Consideremos primero el caso de los sistemas semipresidenciales. Algunos de ellos consiguen buenos resultados —como Francia o Portugal— y su estructura es más cercana al presidencialismo chileno que los sistemas parlamentarios. El semipresidencialismo tiene dos virtudes en línea con la tesis que hemos planteado. Primero, el parlamento puede llamar a elecciones anticipadas mediante un voto de no confianza en el gabinete. Segundo, los ministros del poder ejecutivo forman parte del parlamento, por lo que están sujetos al voto de la gente. Estas dos características ayudan a incentivar la ética laboral en el poder legislativo pero también en el ejecutivo.
Por otra parte, tenemos como caso de estudio a Corea del Sur.

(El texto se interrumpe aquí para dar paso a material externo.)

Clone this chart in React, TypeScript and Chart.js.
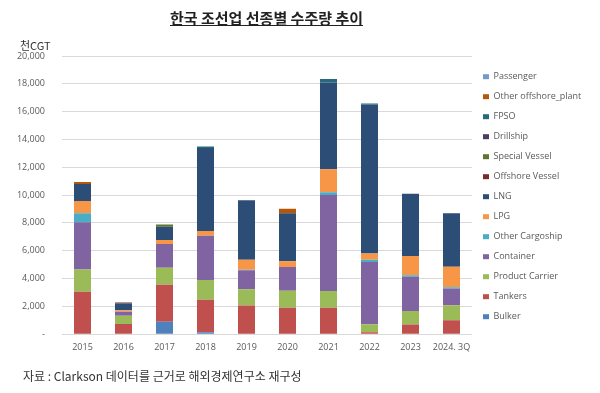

Las diferencias entre el sistema que allí utilizan y el chileno son muchas, pero vale la pena poner atención al formato de representación mixta con que eligen a sus parlamentarios. La Asamblea Nacional de ese país cuenta con 300 escaños, de los cuales 253 se eligen por mayoría simple uninominal, mientras que los restantes 47 siguen un mecanismo de representación proporcional. Así, mientras estos últimos tienen la tarea de darle voz a las distintas minorías, los primeros están sujetos a ese día de juicio que hemos descrito y que los hace responder directamente a la evaluación de las mayorías, disminuyendo fuertemente los incentivos para actuar de manera irresponsable.
Pretender que los problemas de Chile se solucionen con un repentino pacto de colaboración y hermandad supone desatender los vacíos estructurales del sistema. No podemos esperar que los políticos actúen en beneficio de las mayorías si el sistema no provee incentivos para que aquello ocurra, y si realmente queremos que aquello ocurra, el primer paso debe ser restablecer el respeto al electorado por parte de quienes ocupan cargos públicos.